During a news conference held by Senate Democratic leaders yesterday, Senate Majority Leader Harry Reid (D-NV) and Chairman of the Senate Subcommittee on Immigration, Refugees and Border Security, Sen. Chuck Schumer (D-NY) both made clear their unequivocal support for comprehensive immigration reform and outlined their efforts to move forward with a legislative solution this year. Sen. Reid (D-NV) disagreed with critiques that the State of the Union remarks dimmed the prospects for immigration reform, saying, “The President, I don’t think, dropped the ball. He talked about immigration reform last night. He has spoken with us about immigration reform. It is something we need to do… It is something we’re committed to do. And we’ll do it as soon as we can.” Said Sen. Chuck Schumer (D-NY), who is leading efforts to develop reform legislation: “We are making good progress.” He noted the bi-partisan nature of his approach, saying, “I’ve said all along, even before last Tuesday with the Massachusetts election, that we have to have this bill be a bipartisan bill, two Democrats, two Republicans to introduce it. We’re not there yet. We’re still working on getting our Republicans. But we’re talking to people . . . who have a lot of interest and enthusiasm. And our intention is to move forward.”

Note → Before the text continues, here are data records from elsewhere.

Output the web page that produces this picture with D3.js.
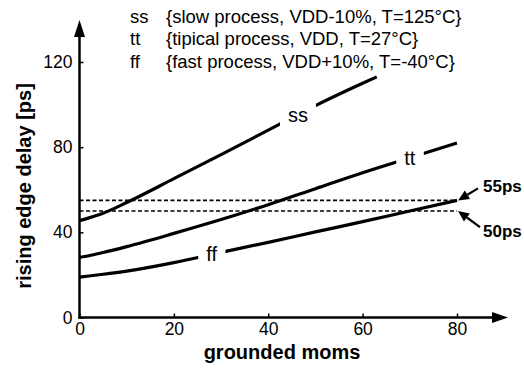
<!DOCTYPE html>
<html>
<head>
<meta charset="utf-8">
<script src="https://cdn.jsdelivr.net/npm/d3@7"></script>
<style>
  body { margin: 0; background: #fff; }
  text { font-family: "Liberation Sans", Arial, sans-serif; fill: #000; }
</style>
</head>
<body>
<div id="wrapper"></div>
<script>
// values
const ssMoms = [0, 2, 5, 10, 20, 30, 40, 50, 60, 63];
const ssDelay = [45.5, 46.8, 49, 54, 65.2, 76.5, 88, 99.5, 110, 113];
const ttMoms = [0, 2, 5, 10, 20, 30, 40, 50, 60, 70, 80];
const ttDelay = [28.3, 29, 30.5, 33.3, 39.5, 46, 53, 60.5, 68, 75, 82];
const ffMoms = [0, 2, 5, 10, 20, 30, 40, 50, 60, 70, 80];
const ffDelay = [19, 19.5, 20.3, 21.8, 25.8, 30.6, 35.3, 40.2, 45, 50, 55];

const xTicks = [0, 20, 40, 60, 80];
const yTicks = [0, 40, 80, 120];

const legendKeys = ["ss", "tt", "ff"];
const legendTexts = [
  "{slow process, VDD-10%, T=125°C}",
  "{tipical process, VDD, T=27°C}",
  "{fast process, VDD+10%, T=-40°C}"
];
// where the curve names sit on the curves
const curveLabelMoms = [46.3, 70, 28];

const limitValues = [55, 50];
const limitLabels = ["55ps", "50ps"];

let dimensions = {
  width: 524,
  height: 377,
  margin: { top: 62, right: 67, bottom: 59.5, left: 79.5 },
};
dimensions.boundedWidth = dimensions.width - dimensions.margin.left - dimensions.margin.right;
dimensions.boundedHeight = dimensions.height - dimensions.margin.top - dimensions.margin.bottom;

const svg = d3.select("#wrapper").append("svg")
  .attr("width", dimensions.width)
  .attr("height", dimensions.height);

const bounds = svg.append("g")
  .attr("transform", `translate(${dimensions.margin.left},${dimensions.margin.top})`);

const xScale = d3.scaleLinear().domain([0, 80]).range([0, dimensions.boundedWidth]);
const yScale = d3.scaleLinear().domain([0, 120]).range([dimensions.boundedHeight, 0]);

// dashed limit lines
limitValues.forEach(v => {
  bounds.append("line")
    .attr("x1", xScale(0)).attr("x2", xScale(80))
    .attr("y1", yScale(v)).attr("y2", yScale(v))
    .attr("stroke", "#000")
    .attr("stroke-width", 1.6)
    .attr("stroke-dasharray", "4,2.5");
});

const lineGenerator = d3.line()
  .x(d => xScale(d[0]))
  .y(d => yScale(d[1]))
  .curve(d3.curveMonotoneX);

const series = [
  { key: "ss", pts: d3.zip(ssMoms, ssDelay) },
  { key: "tt", pts: d3.zip(ttMoms, ttDelay) },
  { key: "ff", pts: d3.zip(ffMoms, ffDelay) },
];

series.forEach((s, i) => {
  bounds.append("path")
    .attr("d", lineGenerator(s.pts))
    .attr("fill", "none")
    .attr("stroke", "#000")
    .attr("stroke-width", 3.2);

  const mx = curveLabelMoms[i];
  const my = d3.scaleLinear().domain(s.pts.map(d => d[0])).range(s.pts.map(d => d[1]))(mx);
  const g = bounds.append("g").attr("transform", `translate(${xScale(mx)},${yScale(my)})`);
  const bg = g.append("rect").attr("fill", "#fff");
  const t = g.append("text")
    .attr("text-anchor", "middle")
    .attr("dy", "0.35em")
    .style("font-size", "20px")
    .text(s.key);
  const bb = t.node().getBBox();
  bg.attr("x", bb.x - 8).attr("y", bb.y - 4)
    .attr("width", bb.width + 16).attr("height", bb.height + 8);
});

// axes
const xAxisGenerator = d3.axisBottom(xScale)
  .tickValues(xTicks)
  .tickSizeInner(-4)
  .tickSizeOuter(0)
  .tickPadding(5);
const yAxisGenerator = d3.axisLeft(yScale)
  .tickValues(yTicks)
  .tickSizeInner(-4)
  .tickSizeOuter(0)
  .tickPadding(7);

const xAxis = bounds.append("g")
  .attr("transform", `translate(0,${dimensions.boundedHeight})`)
  .call(xAxisGenerator);
const yAxis = bounds.append("g").call(yAxisGenerator);

[xAxis, yAxis].forEach(a => {
  a.select(".domain").remove();
  a.selectAll(".tick line").attr("stroke", "#000").attr("stroke-width", 1.5);
  a.selectAll(".tick text")
    .style("font-family", '"Liberation Sans", Arial, sans-serif')
    .style("font-size", "17.5px")
    .attr("fill", "#000");
});

// axis lines with arrows
const x0 = xScale(0), y0 = yScale(0);
const yTop = yScale(120) - 42;
const xEnd = xScale(80) + 51;
bounds.append("line")
  .attr("x1", x0).attr("x2", x0).attr("y1", y0 + 1).attr("y2", yTop + 12)
  .attr("stroke", "#000").attr("stroke-width", 2.5);
bounds.append("path")
  .attr("d", `M${x0},${yTop} L${x0 - 5.5},${yTop + 17} L${x0 + 5.5},${yTop + 17} Z`)
  .attr("fill", "#000");
bounds.append("line")
  .attr("x1", x0 - 1.2).attr("x2", xEnd - 10).attr("y1", y0).attr("y2", y0)
  .attr("stroke", "#000").attr("stroke-width", 2.5);
bounds.append("path")
  .attr("d", `M${xEnd},${y0} L${xEnd - 16},${y0 - 5.5} L${xEnd - 16},${y0 + 5.5} Z`)
  .attr("fill", "#000");

// axis titles
svg.append("text")
  .attr("x", 282).attr("y", 359)
  .attr("text-anchor", "middle")
  .style("font-size", "20px")
  .style("font-weight", "bold")
  .text("grounded moms");
svg.append("text")
  .attr("transform", "translate(31,186) rotate(-90)")
  .attr("text-anchor", "middle")
  .style("font-size", "20px")
  .style("font-weight", "bold")
  .text("rising edge delay [ps]");

// legend
legendKeys.forEach((k, i) => {
  const yy = 23 + i * 22.3;
  svg.append("text").attr("x", 130).attr("y", yy).style("font-size", "18.5px").text(k);
  svg.append("text").attr("x", 166).attr("y", yy).style("font-size", "18.5px").text(legendTexts[i]);
});

// limit annotations with arrows
const arrowOffsets = [[20, -12], [22, 16]];
limitValues.forEach((v, i) => {
  const tx = xScale(80) + 1, ty = yScale(v);
  const [dx, dy] = arrowOffsets[i];
  const len = Math.hypot(dx, dy);
  const ux = dx / len, uy = dy / len;
  const head = 11, hw = 5;
  const bx = tx + ux * head, by = ty + uy * head;
  bounds.append("line")
    .attr("x1", bx).attr("y1", by)
    .attr("x2", tx + dx).attr("y2", ty + dy)
    .attr("stroke", "#000").attr("stroke-width", 2.2);
  bounds.append("path")
    .attr("d", `M${tx},${ty} L${bx - uy * hw},${by + ux * hw} L${bx + uy * hw},${by - ux * hw} Z`)
    .attr("fill", "#000");
  bounds.append("text")
    .attr("x", tx + 25).attr("y", ty + dy + (i === 0 ? 4 : 10))
    .style("font-size", "17px")
    .style("font-weight", "bold")
    .text(limitLabels[i]);
});
</script>
</body>
</html>
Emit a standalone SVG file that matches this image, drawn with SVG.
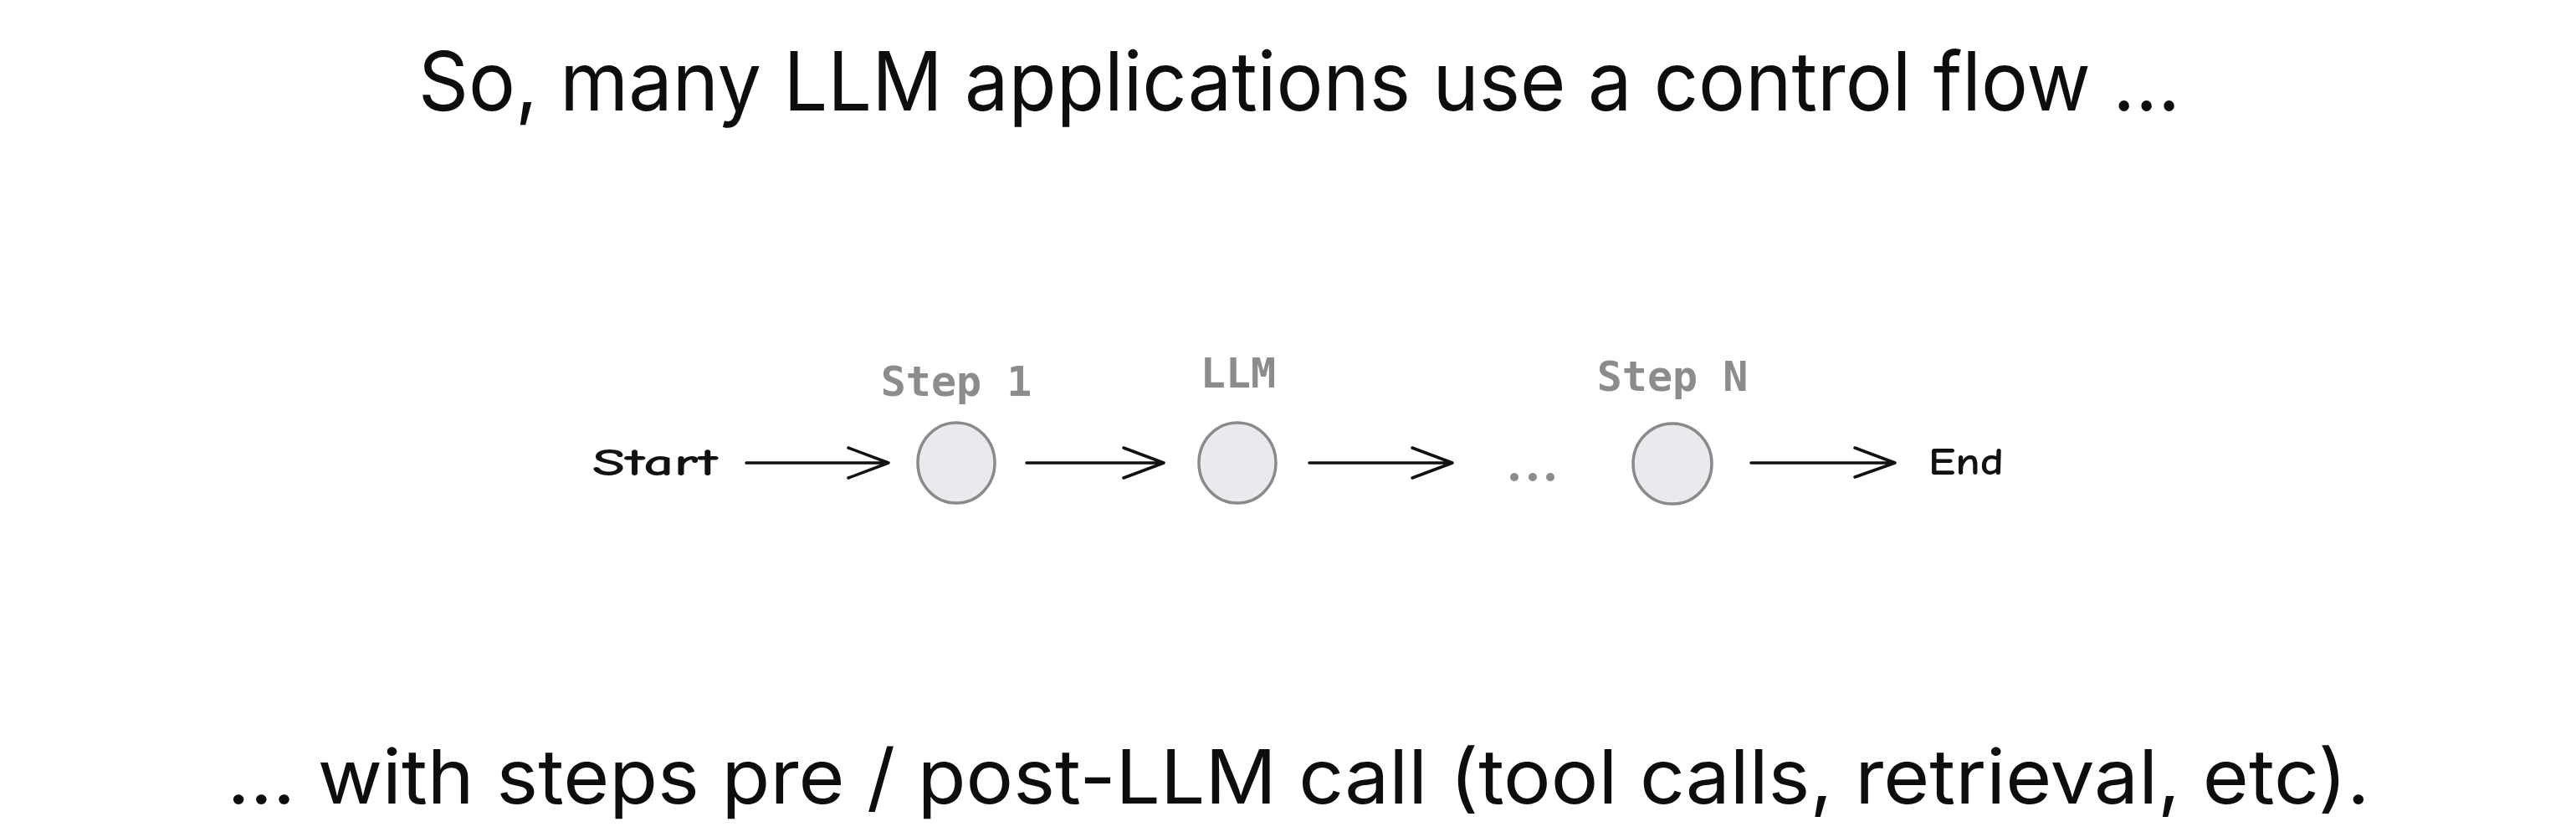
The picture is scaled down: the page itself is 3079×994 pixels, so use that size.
<svg xmlns="http://www.w3.org/2000/svg" width="3079" height="994" viewBox="0 0 3079 994">
<style>
.title{font-family:Inter,"Noto Sans","Liberation Sans",sans-serif;fill:#0d0d0d;text-anchor:middle}
.lbl{font-family:"DejaVu Sans Mono","Liberation Mono",monospace;font-size:50px;font-weight:bold;fill:#8c8c8c;text-anchor:middle}
.hand{font-family:"Comic Neue","DejaVu Sans","Liberation Sans",sans-serif;font-size:46px;font-weight:600;fill:#111}
.node{fill:#e8eaed;stroke:#8a8a8a;stroke-width:3.5}
.arr{fill:none;stroke:#111;stroke-width:3.5;stroke-linecap:round;stroke-linejoin:round}
</style>
<rect width="3079" height="994" fill="#ffffff"/>
<text class="title" x="1553" y="132" font-size="98" textLength="2106" lengthAdjust="spacingAndGlyphs">So, many LLM applications use a control flow …</text>
<text class="title" x="1552" y="960" font-size="90" textLength="2561" lengthAdjust="spacingAndGlyphs">… with steps pre / post-LLM call (tool calls, retrieval, etc).</text>
<g id="start"><text class="hand" x="708" y="568" textLength="150" lengthAdjust="spacingAndGlyphs">Start</text></g>
<g id="step1"><ellipse class="node" cx="1143" cy="553" rx="46" ry="48"/><text class="lbl" x="1143" y="473">Step 1</text></g>
<g id="llm"><ellipse class="node" cx="1479" cy="553" rx="46" ry="48"/><text class="lbl" x="1480" y="463">LLM</text></g>
<g id="ellipsis"><circle cx="1810" cy="570" r="5" fill="#8c8c8c"/><circle cx="1832" cy="570" r="5" fill="#8c8c8c"/><circle cx="1853" cy="570" r="5" fill="#8c8c8c"/></g>
<g id="stepN"><ellipse class="node" cx="1999" cy="554" rx="47" ry="48"/><text class="lbl" x="1999" y="467">Step N</text></g>
<g id="end"><text class="hand" x="2305" y="567" textLength="90" lengthAdjust="spacingAndGlyphs">End</text></g>
<g id="connectors">
<path class="arr" d="M892 553 L1062 553 M1014 535 L1062 553 L1014 571"/>
<path class="arr" d="M1227 553 L1391 553 M1343 535 L1391 553 L1343 571"/>
<path class="arr" d="M1565 553 L1736 553 M1688 535 L1736 553 L1688 571" stroke-width="5"/>
<path class="arr" d="M2093 553 L2265 553 M2217 535 L2265 553 L2217 570"/>
</g>
</svg>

Also yesterday, in interviews with Spanish media outlets, White House advisor Valerie Jarrett made clear the Obama Administration’s intention to back comprehensive immigration reform. Among Jarrett’s favorable comments regarding the prospects of reform: Immigration “won’t fall by the wayside (just) because our top priority is creating jobs. We can do several things at once.” President Obama remains “absolutely determined” to pass reform, and, “We have to make sure to educate the public so they realize this isn’t just an issue that affects Latinos, it’s an issue that affects all Americans, it’s good for the country and for creating jobs.”
“The American people are looking for bipartisan solutions to the big and persistent problems of our time, like immigration reform,” said Frank Sharry. “Support for comprehensive immigration reform cuts across party lines, will benefit our economic recovery by generating billions in new tax revenues, helping American workers and honest employers, and will replace the chaos of the status quo with a functional approach that restores the rule of law.”